Where I lived, there was a town in the name, but the nearest one was ten long miles away – and even that stretched the definition. Getting out was more a survival instinct than an ambition – of course the soundtrack to such a transition will glow forever. It was 1993 when I left for college and got my own place. It was then that I was clouded enough to hear Loveless clearly. For all the myth/reality/actual barbwire surrounding this album, none of it was as affecting as listening to it … really listening to it. With My Bloody Valentine in general but specifically Loveless, there’s no entry point. It’s a tumbling, rolling, cumulus, impetus, subjective, vague, precise, personal, and momentous ride. That it didn’t sound like anything else, that it raised the bar, that the recording sessions were legendary, that Kevin Shields was/is a mad cap genius, that it birthed a scene (may be several), that it broke (made) a label, that it is one of the most influential albums of all time, that it induced tinnitus, that they kept us waiting for 20 odd years – that stuff, that’s a journalist’s dream. Go read about it. It filled pages for over two decades. Pages about how they changed the way music was crafted, produced, recorded, performed – detailed everywhere from pedal specs to band management fables.
For me, they changed how I listen to music. Not concerned with clever verse/chorus bridges of lyrical poetry, My Bloody Valentine are about the micros of music, not context or commentary. Their hooks are suspended moments and their moments linger timelessly. So let the journalists dissect m b v. Let them laud. Let them be disappointed. Let’s not be precious. This is not about nostalgia. The sentiment of debating over the violin/not violin motif in ‘Soon’ or the wretchy waft of hops coming from the Harps factory as the Belfast train passes through Dundalk following a heavy night in Queens SU bar, that’s nostalgia. Romanticising the past, the notion that your time was unique, that your time was the most important … that your time is past … that’s nostalgia.

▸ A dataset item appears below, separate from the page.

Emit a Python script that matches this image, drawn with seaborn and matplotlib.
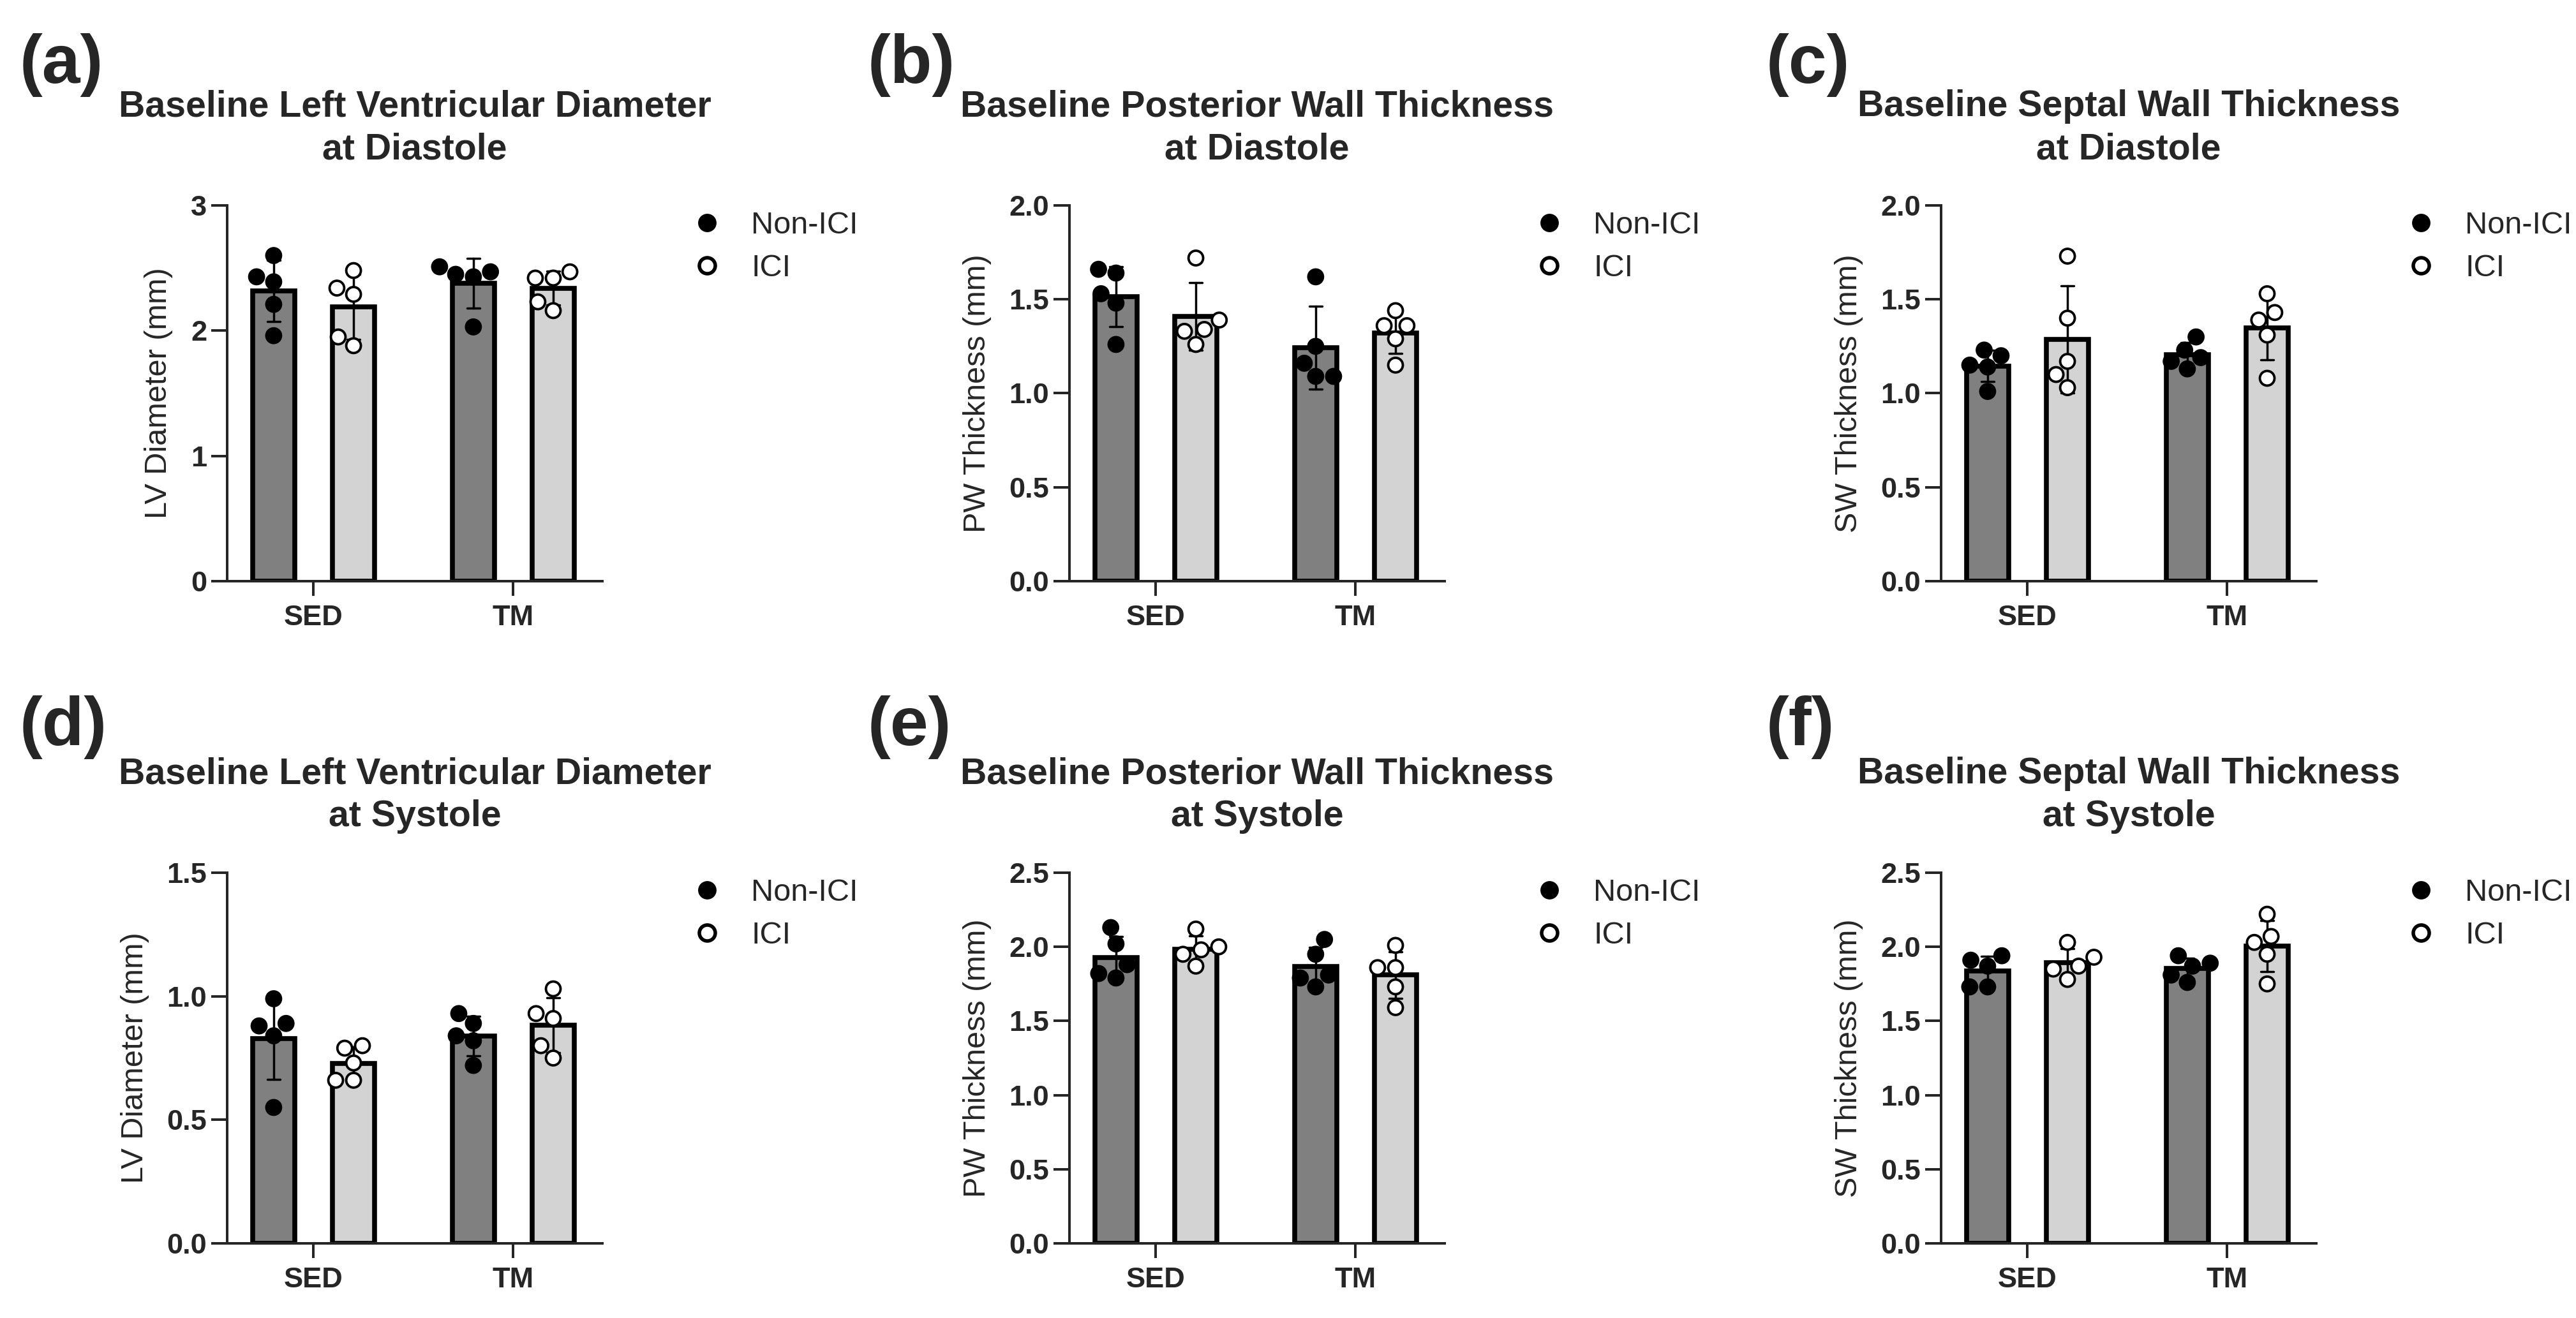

My Bloody Valentine are all about being in the moment. And m b v is a collection of endless moments – gauzy, heady, harmonious moments, with ambiguous song-titles that would befuddle even the most wide-eyed dream popper. ‘who sees who’ is a haze of formless melodies, buried under diaphanous reverb. ‘is this and yes’ is a contemplative trickle of angel song. ‘new you’ is a lesson in noise and repetition. ‘is this and yes’ is Belinda at her most bewildering. ‘if i am’ inverts the probable nature of instrumentation. ‘new you’ is a skilled tremolo duel. ‘in another way’ is a blistering assault. ‘wonder 2’ is a guitar battle under a flight path. m b v is music to my ears.